Problem 6 – Emotional Decision-Making Over Business Logic
Family businesses are deeply emotional environments. And emotion – while powerful in culture-building – is dangerous in strategic decision-making.
An underperforming family member is not exited because of the relationship damage it would cause. A poor investment is doubled down on because it was the founder’s pet project. A business pivot is blocked because it feels like betraying the legacy. A conflict between two family members paralyses an entire department for months.
Every one of these situations represents a business paying a real financial cost for an emotional dynamic.
The solution is not to remove emotion from the business. It is to create governance structures that channel emotion appropriately and protect business decisions from being distorted by it. An independent board member. A structured decision-making process. Clear criteria for when business logic must override personal preference.
A Practical Roadmap to Professionalise Your Family Business 
You do not need to transform overnight. Here is a phased, practical approach.
Phase 1 – Create
governance clarity. Document
who owns what. Define decision-making authority. Separate family finances from
business finances formally. Establish a family governance structure – even a
simple one.
Phase 2 – Define
roles by competency. Audit
every leadership role in the business. Define what competencies that role
requires. Assess whether current holders – family or otherwise – meet those
requirements. Fill gaps with professional hires where needed.
Phase 3 – Build
professional management systems.
Implement formal HR policies, performance management, financial reporting, and
operational processes.

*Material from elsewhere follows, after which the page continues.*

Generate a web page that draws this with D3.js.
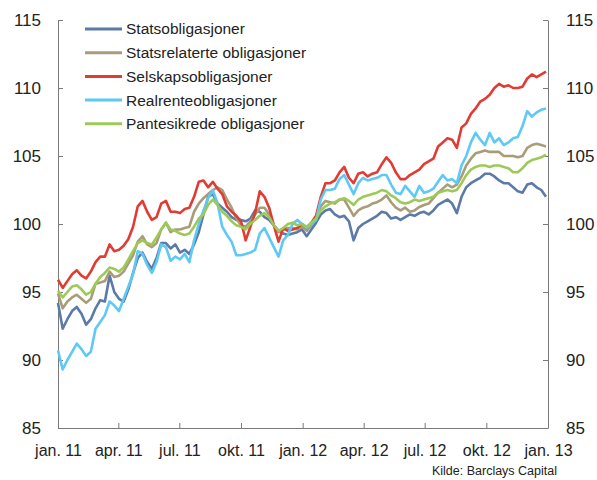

The business must run on systems, not on personalities.
Phase 4 – Start
succession conversations early.
Identify the next generation of leadership. Give them external experience.
Create a formal transition plan. Document it. Review it annually.
Phase 5 – Bring in
independent perspective. An
independent board member, an advisory board, or an external business consultant
brings objectivity that is impossible to maintain internally in a family
business. This outside perspective is one of the most valuable investments a
scaling family business can make.
OCG EXPERT INSIGHT: At OneWill Consulting Group, we have worked closely with several family-managed Indian SMEs navigating these exact challenges. The turning point in every successful case was the same – the founding family member made a conscious decision to separate their identity from the business identity. That one shift – from “this business is me” to “this business must be bigger than me” – unlocked everything else. Governance, professional management, and succession planning all followed from that foundational decision.
REAL EXAMPLE FROM OCG: When OneWill Consulting Group began working with Platina Stones and Ceramics, many of the classic family business constraints were present – informal role definitions, founder-dependent decision-making, and limited professional management infrastructure. OCG worked systematically to build governance clarity, introduce professional systems, and reorient the leadership structure around competency rather than relationship. The business transformation that followed – including 140% business growth – was built on this foundation of professionalisation. A family business can absolutely scale. But only when it builds the structure that scale demands.
Conclusion – Family Values, Professional Systems
The goal of professionalising a family business is not to remove the family from the business. It is to protect the family’s legacy by building a business strong enough to outlast any one generation. The values, the commitment, the long-term thinking that family businesses bring – these are genuine competitive advantages. But they must be housed in professional systems, clear governance, and merit-based leadership to realise their full potential. Your family built this business. Now build a business worthy of your family’s legacy.